Figure scripts:
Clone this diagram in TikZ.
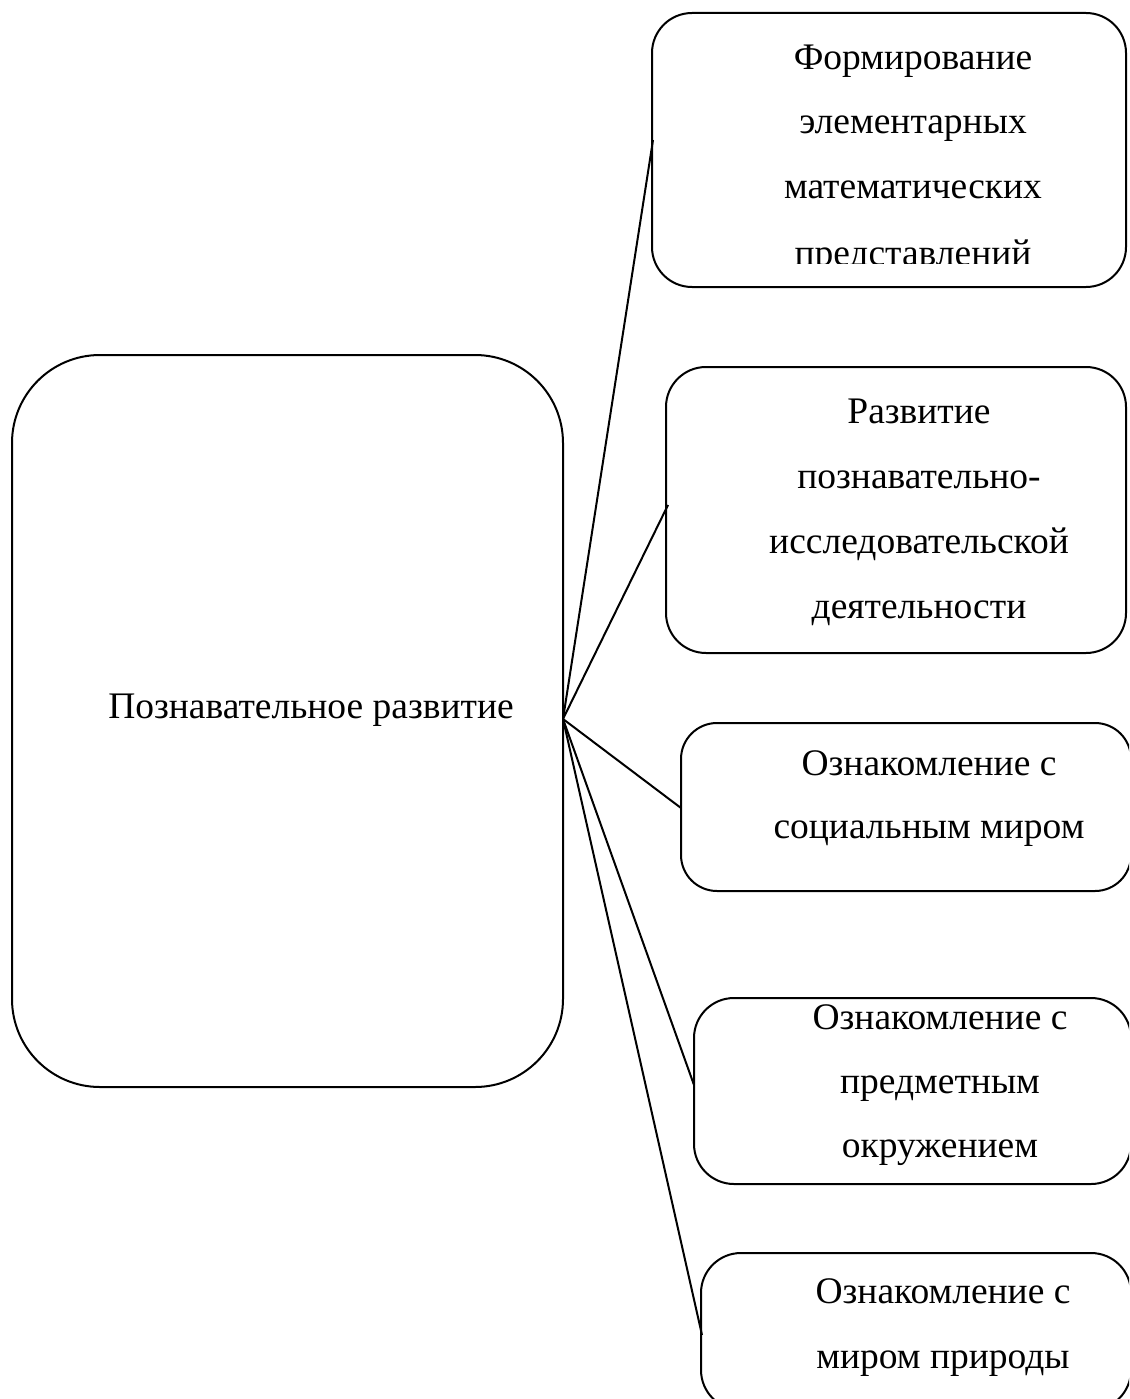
\documentclass[tikz,border=0pt]{standalone}
\usepackage{fontspec}
\setmainfont{Liberation Serif}
\newfontfamily\tnr{Liberation Serif}
\begin{document}
\begin{tikzpicture}[x=1pt,y=-1pt,
  box/.style={draw, line width=2pt, rounded corners=#1, inner sep=0pt, outer sep=0pt},
  box/.default=40pt,
  txt/.style={anchor=base, inner sep=0pt, outer sep=0pt, font=\tnr\fontsize{37.5}{42}\selectfont},
  link/.style={line width=2pt}]
\useasboundingbox (0,0) rectangle (1129,1399);
\begin{scope}
\clip (0,0) rectangle (1129,1399);
% boxes
\node[box=88pt, minimum width=551pt, minimum height=732pt] (main) at (287.5,721) {};
\node[box, minimum width=474pt, minimum height=274pt] (b1) at (889,150) {};
\node[box, minimum width=460pt, minimum height=286pt] (b2) at (896,510) {};
\node[box=36pt, minimum width=450pt, minimum height=168pt] (b3) at (906,807) {};
\node[box, minimum width=437pt, minimum height=186pt] (b4) at (912.5,1091) {};
\node[box, minimum width=430pt, minimum height=157pt] (b5) at (916,1331.5) {};
% texts
\node[txt] (tm) at (311,718) {Познавательное развитие};
\node[txt] (t11) at (913,70) {Формирование};
\node[txt] (t12) at (913,134) {элементарных};
\node[txt] (t13) at (913,199) {математических};
\begin{scope}
\clip (600,200) rectangle (1129,263);
\node[txt] (t14) at (913,265) {представлений};
\end{scope}
\node[txt] (t21) at (919,423) {Развитие};
\node[txt] (t22) at (919,488) {познавательно-};
\node[txt] (t23) at (919,553) {исследовательской};
\node[txt] (t24) at (919,618) {деятельности};
\node[txt] (t31) at (929,775) {Ознакомление с};
\node[txt] (t32) at (929,838) {социальным миром};
\node[txt] (t41) at (940,1029) {Ознакомление с};
\node[txt] (t42) at (940,1093) {предметным};
\node[txt] (t43) at (940,1157) {окружением};
\node[txt] (t51) at (943,1303) {Ознакомление с};
\node[txt] (t52) at (943,1368) {миром природы};
% connectors
\coordinate (hub) at (563,719);
\coordinate (e1) at (653,140);
\coordinate (e2) at (668,505);
\coordinate (e3) at (681,808);
\coordinate (e4) at (694,1085);
\coordinate (e5) at (702,1335);
\draw[link] (hub) -- (e1);
\draw[link] (hub) -- (e2);
\draw[link] (hub) -- (e3);
\draw[link] (hub) -- (e4);
\draw[link] (hub) -- (e5);
\end{scope}
\end{tikzpicture}
\end{document}
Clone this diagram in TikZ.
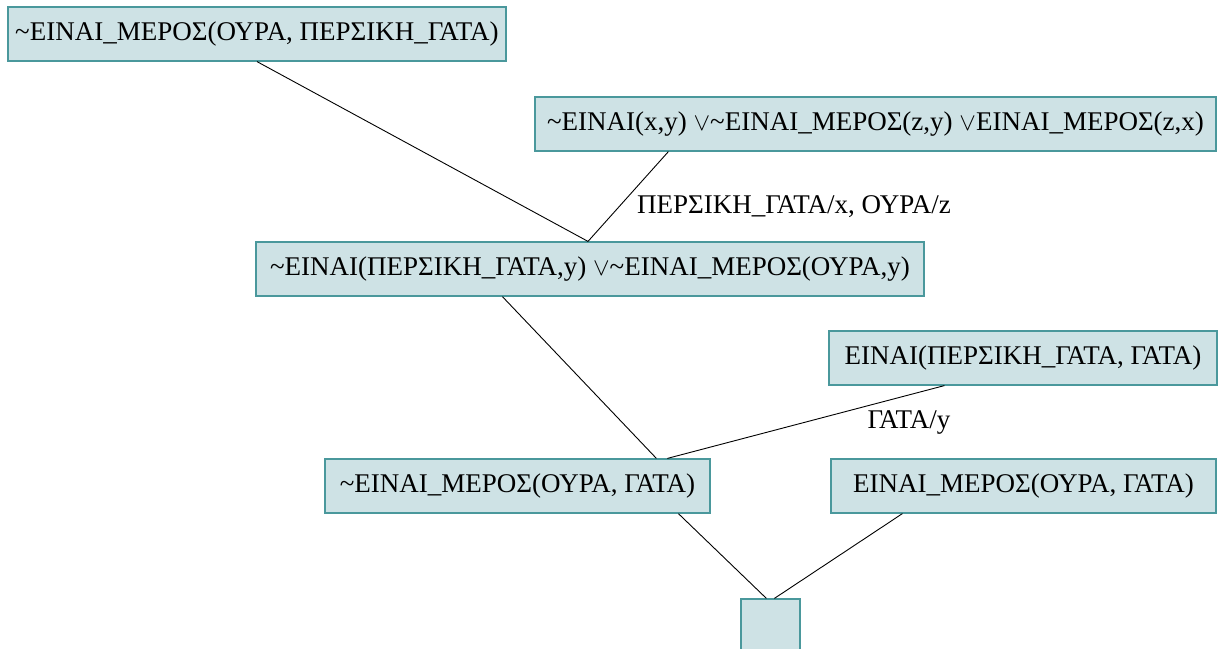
\documentclass[tikz,border=0pt]{standalone}
\usepackage{fontspec}
\setmainfont{Liberation Serif}
\usepackage{tikz}
\usetikzlibrary{positioning}

\definecolor{clausefill}{RGB}{206,226,229}
\definecolor{clauseline}{RGB}{74,152,156}

\begin{document}
\begin{tikzpicture}[
  x=1pt, y=-1pt,
  clause/.style={rectangle, draw=clauseline, fill=clausefill, line width=1.2pt, minimum height=54pt, inner xsep=6pt, font=\fontsize{27}{31}\selectfont},
  subst/.style={font=\fontsize{27}{31}\selectfont, inner sep=0pt},
  link/.style={line width=0.9pt}
]
  \useasboundingbox (0,0) rectangle (1221,648);

  \node[clause, minimum width=498pt] (goal) at (257,34) {\textasciitilde ΕΙΝΑΙ\_ΜΕΡΟΣ(ΟΥΡΑ, ΠΕΡΣΙΚΗ\_ΓΑΤΑ)};
  \node[clause, minimum width=681pt] (rule) at (875.5,124) {\textasciitilde ΕΙΝΑΙ(x,y) $\vee$\textasciitilde ΕΙΝΑΙ\_ΜΕΡΟΣ(z,y) $\vee$ΕΙΝΑΙ\_ΜΕΡΟΣ(z,x)};
  \node[clause, minimum width=668pt] (res1) at (590,269) {\textasciitilde ΕΙΝΑΙ(ΠΕΡΣΙΚΗ\_ΓΑΤΑ,y) $\vee$\textasciitilde ΕΙΝΑΙ\_ΜΕΡΟΣ(ΟΥΡΑ,y)};
  \node[clause, minimum width=388pt] (fact) at (1023,358) {ΕΙΝΑΙ(ΠΕΡΣΙΚΗ\_ΓΑΤΑ, ΓΑΤΑ)};
  \node[clause, minimum width=385pt] (res2) at (517.5,486) {\textasciitilde ΕΙΝΑΙ\_ΜΕΡΟΣ(ΟΥΡΑ, ΓΑΤΑ)};
  \node[clause, minimum width=385pt] (part) at (1023.5,486) {ΕΙΝΑΙ\_ΜΕΡΟΣ(ΟΥΡΑ, ΓΑΤΑ)};
  \node[clause, minimum width=59pt, minimum height=60pt, inner sep=0pt] (empty) at (770.5,629) {};

  % substitutions
  \node[subst, anchor=west] (s1) at (637,207) {ΠΕΡΣΙΚΗ\_ΓΑΤΑ/x, ΟΥΡΑ/z};
  \node[subst] (s2) at (909,422) {ΓΑΤΑ/y};

  \draw[link] (goal.south) -- ([xshift=-2pt]res1.north);
  \draw[link] ([xshift=134pt]rule.south west) -- ([xshift=-2pt]res1.north);
  \draw[link] ([xshift=247pt]res1.south west) -- ([xshift=332pt]res2.north west);
  \draw[link] ([xshift=116pt]fact.south west) -- ([xshift=343pt]res2.north west);
  \draw[link] ([xshift=354pt]res2.south west) -- ([xshift=26pt]empty.north west);
  \draw[link] ([xshift=72pt]part.south west) -- ([xshift=34pt]empty.north west);

\end{tikzpicture}
\end{document}
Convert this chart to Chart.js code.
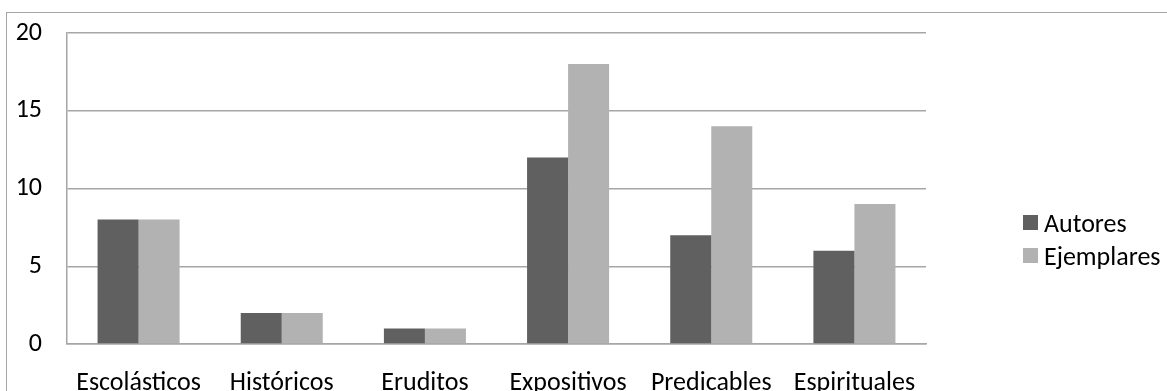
<!DOCTYPE html>
<html lang="es">
<head>
    <meta charset="UTF-8" />
    <title>Autores y ejemplares</title>
    <script src="https://cdn.jsdelivr.net/npm/chart.js"></script>
    <style>
        html, body { margin: 0; padding: 0; background: #fff; overflow: hidden; }
        .frame {
            position: absolute; left: 6px; top: 12px;
            width: 1200px; height: 420px;
            border: 1.5px solid #a6a6a6;
        }
        .wrap { position: absolute; left: 0; top: 0; width: 1167px; height: 391px; }
        .legend {
            position: absolute; left: 1023px; top: 206px;
            font-family: Carlito, Calibri, Lato, sans-serif; font-size: 26px; color: #000;
        }
        .legend-item { display: flex; align-items: center; height: 33px; }
        .legend-box { width: 15px; height: 15px; margin-right: 6px; }
    </style>
</head>
<body>
    <div class="frame"></div>
    <div class="wrap"><canvas id="chart" width="1167" height="391"></canvas></div>
    <div class="legend" id="legend"></div>

<script>
    const categories = ['Escolásticos', 'Históricos', 'Eruditos', 'Expositivos', 'Predicables', 'Espirituales'];
    const autores = [8, 2, 1, 12, 7, 6];
    const ejemplares = [8, 2, 1, 18, 14, 9];
    const seriesNames = ['Autores', 'Ejemplares'];
    const yTicks = [0, 5, 10, 15, 20];

    const colors = ['#606060', '#b2b2b2'];
    const fontFamily = 'Carlito, Calibri, Lato, sans-serif';

    new Chart(document.getElementById('chart'), {
        type: 'bar',
        data: {
            labels: categories,
            datasets: [
                { label: seriesNames[0], data: autores, backgroundColor: colors[0] },
                { label: seriesNames[1], data: ejemplares, backgroundColor: colors[1] }
            ]
        },
        options: {
            responsive: false,
            animation: false,
            categoryPercentage: 0.573,
            barPercentage: 1.0,
            layout: { padding: { top: 33, right: 241, bottom: 0, left: 0 } },
            plugins: { legend: { display: false }, tooltip: { enabled: false } },
            scales: {
                x: {
                    grid: { display: false },
                    border: { display: true, color: '#a6a6a6', width: 1.5 },
                    ticks: { color: '#000', font: { family: fontFamily, size: 26 }, padding: 16, maxRotation: 0, autoSkip: false },
                    afterFit: (s) => { s.height = 47; s.paddingLeft = 0; s.paddingRight = 0; }
                },
                y: {
                    min: 0,
                    max: 20,
                    afterBuildTicks: (s) => { s.ticks = yTicks.map(v => ({ value: v })); },
                    grid: { color: '#a6a6a6', lineWidth: 1.5, drawTicks: false },
                    border: { display: true, color: '#a6a6a6', width: 1.5 },
                    ticks: { color: '#000', font: { family: fontFamily, size: 26 }, padding: 25 },
                    afterFit: (s) => { s.width = 67; s.paddingTop = 0; s.paddingBottom = 0; }
                }
            }
        }
    });

    const legend = document.getElementById('legend');
    seriesNames.forEach((name, i) => {
        const item = document.createElement('div');
        item.className = 'legend-item';
        item.innerHTML = `<span class="legend-box" style="background:${colors[i]}"></span>${name}`;
        legend.appendChild(item);
    });
</script>
</body>
</html>
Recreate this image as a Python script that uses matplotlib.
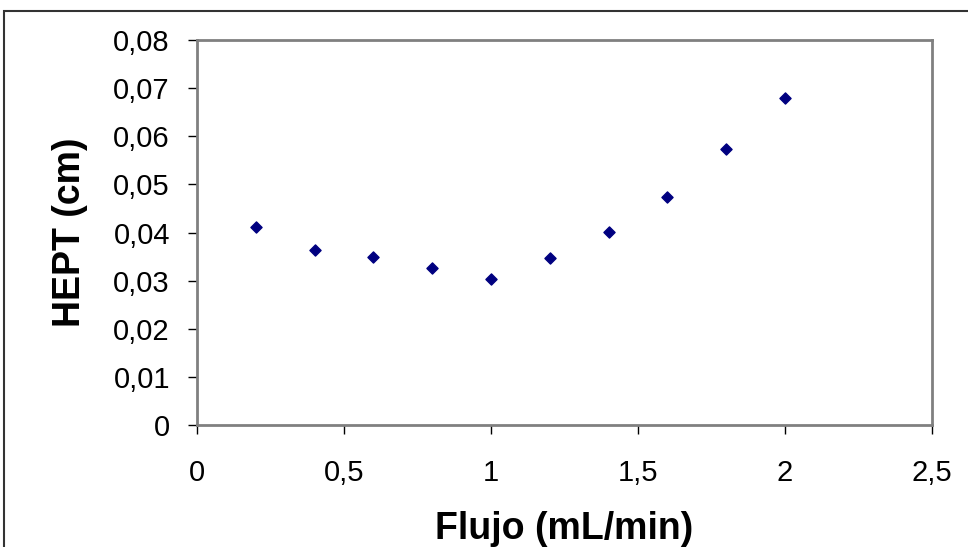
import matplotlib
matplotlib.use("Agg")
import matplotlib.pyplot as plt
from matplotlib.ticker import FuncFormatter, MultipleLocator
from matplotlib.patches import Rectangle

# data
flujo = [0.2, 0.4, 0.6, 0.8, 1.0, 1.2, 1.4, 1.6, 1.8, 2.0]
hept = [0.0412, 0.0364, 0.0349, 0.0326, 0.0303, 0.0346, 0.0402, 0.0474, 0.0573, 0.0679]

plt.rcParams['font.family'] = ['Liberation Sans', 'DejaVu Sans']

fig = plt.figure(figsize=(9.68, 5.47), dpi=100)
ax = fig.add_axes([0.2035, 0.2230, 0.7593, 0.7039])

ax.scatter(flujo, hept, marker="D", s=32, color="#000080", zorder=3)

ax.set_xlim(0, 2.5)
ax.set_ylim(0, 0.08)
ax.xaxis.set_major_locator(MultipleLocator(0.5))
ax.yaxis.set_major_locator(MultipleLocator(0.01))

def coma(v, pos):
    s = ("%.2f" % v).rstrip("0").rstrip(".")
    return s.replace(".", ",")

ax.xaxis.set_major_formatter(FuncFormatter(coma))
ax.yaxis.set_major_formatter(FuncFormatter(coma))
ax.tick_params(direction="out", length=6.5, width=1, colors="black",
               labelsize=21)
ax.tick_params(axis="y", pad=13)
ax.tick_params(axis="x", pad=18)

for sp in ax.spines.values():
    sp.set_color("#808080")
    sp.set_linewidth(2)

ax.set_xlabel("Flujo (mL/min)", fontsize=27, fontweight="bold", labelpad=17)
ax.set_ylabel("HEPT (cm)", fontsize=27, fontweight="bold", labelpad=18)

# outer chart frame (partly cut off in the reference)
fig.patches.append(Rectangle((0.004, -0.05), 1.1, 1.03,
                             transform=fig.transFigure, fill=False,
                             edgecolor="#333333", linewidth=1.5))

fig.savefig("out.png", dpi=100)
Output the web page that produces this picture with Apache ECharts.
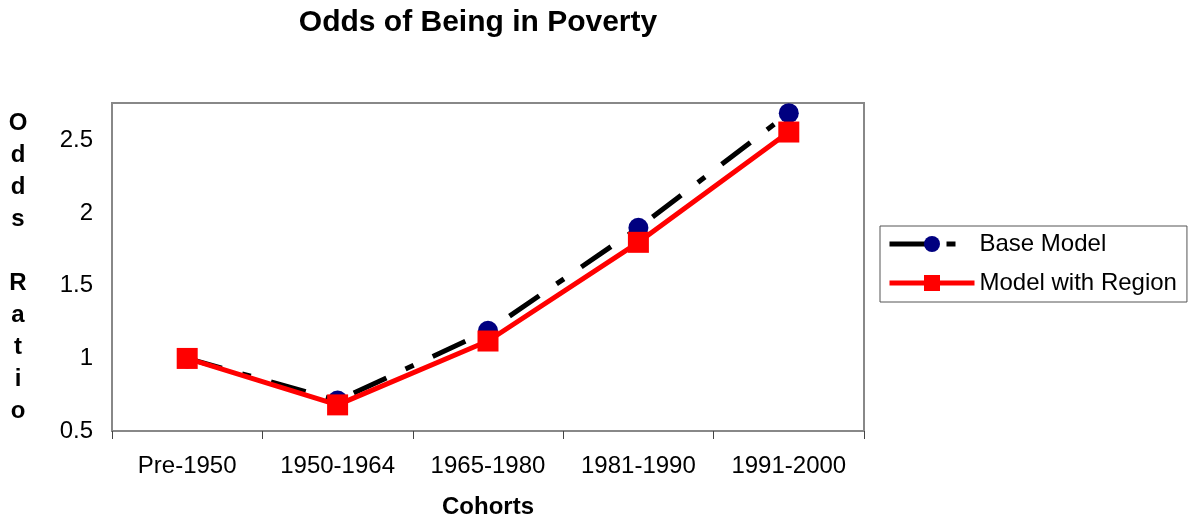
<!DOCTYPE html>
<html>
<head>
<meta charset="utf-8">
<script src="https://cdn.jsdelivr.net/npm/echarts@6/dist/echarts.min.js"></script>
<style>
  html, body { margin: 0; padding: 0; background: #fff; }
  #chart { width: 1200px; height: 527px; }
</style>
</head>
<body>
<div id="chart"></div>
<script>
// cohorts on the x axis
const cohorts = ['Pre-1950', '1950-1964', '1965-1980', '1981-1990', '1991-2000'];
// odds ratios
const baseModel = [1.0, 0.71, 1.19, 1.9, 2.69];
const modelWithRegion = [1.0, 0.68, 1.12, 1.8, 2.56];
const yAxisLetters = ['O', 'd', 'd', 's', '', 'R', 'a', 't', 'i', 'o'];

const font = '"Liberation Sans", Arial, sans-serif';
const myChart = echarts.init(document.getElementById('chart'));

const option = {
  animation: false,
  textStyle: { fontFamily: font },
  title: {
    text: 'Odds of Being in Poverty',
    left: 473,
    textAlign: 'center',
    top: 3,
    textStyle: { fontSize: 30, fontWeight: 'bold', color: '#000', fontFamily: font }
  },
  grid: {
    left: 112,
    right: 336,
    top: 103,
    bottom: 96,
    show: true,
    borderColor: '#888',
    borderWidth: 2,
    containLabel: false,
    outerBoundsMode: 'none'
  },
  legend: {
    orient: 'vertical',
    left: 880,
    top: 226,
    itemWidth: 85,
    itemHeight: 20,
    itemGap: 15,
    padding: [6, 10, 7, 7],
    borderColor: '#555',
    borderWidth: 1,
    textStyle: { fontSize: 24, lineHeight: 24, color: '#000', fontFamily: font },
    data: [
      { name: 'Base Model', lineStyle: { width: 5 } },
      { name: 'Model with Region', lineStyle: { width: 5 } }
    ]
  },
  xAxis: {
    type: 'category',
    data: cohorts,
    boundaryGap: true,
    name: 'Cohorts',
    nameLocation: 'middle',
    nameGap: 64,
    nameTextStyle: { fontSize: 24, fontWeight: 'bold', color: '#000', fontFamily: font },
    axisLine: { lineStyle: { color: '#888', width: 2 } },
    axisTick: { show: true, inside: false, length: 8, alignWithLabel: false, lineStyle: { color: '#444', width: 1 } },
    axisLabel: { fontSize: 24, color: '#000', margin: 23, fontFamily: font },
    splitLine: { show: false }
  },
  yAxis: {
    type: 'value',
    min: 0.5,
    max: 2.76,
    interval: 0.5,
    name: yAxisLetters.join('\n'),
    nameLocation: 'middle',
    nameRotate: 0,
    nameGap: 94,
    nameTextStyle: { fontSize: 24, fontWeight: 'bold', color: '#000', lineHeight: 32, fontFamily: font, align: 'center' },
    axisLine: { show: true, lineStyle: { color: '#888', width: 2 } },
    axisTick: { show: false },
    axisLabel: {
      fontSize: 24,
      color: '#000',
      margin: 19,
      fontFamily: font,
      showMaxLabel: false,
      formatter: v => (Math.abs(v * 2 - Math.round(v * 2)) < 1e-6 ? String(v) : '')
    },
    splitLine: { show: false }
  },
  series: [
    {
      name: 'Base Model',
      type: 'line',
      data: baseModel,
      symbol: 'circle',
      symbolSize: 20,
      itemStyle: { color: '#000080' },
      lineStyle: { color: '#000', width: 5, type: [36, 21, 9, 21] },
      z: 2
    },
    {
      name: 'Model with Region',
      type: 'line',
      data: modelWithRegion,
      symbol: 'rect',
      symbolSize: 21,
      itemStyle: { color: '#ff0000' },
      lineStyle: { color: '#ff0000', width: 5 },
      z: 3
    }
  ]
};

myChart.setOption(option);
</script>
</body>
</html>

◆ WRITTEN PROBLEM:
Above are records; say how many of their lines contain the word "that", giving only the number.

◆ SOLUTION:
2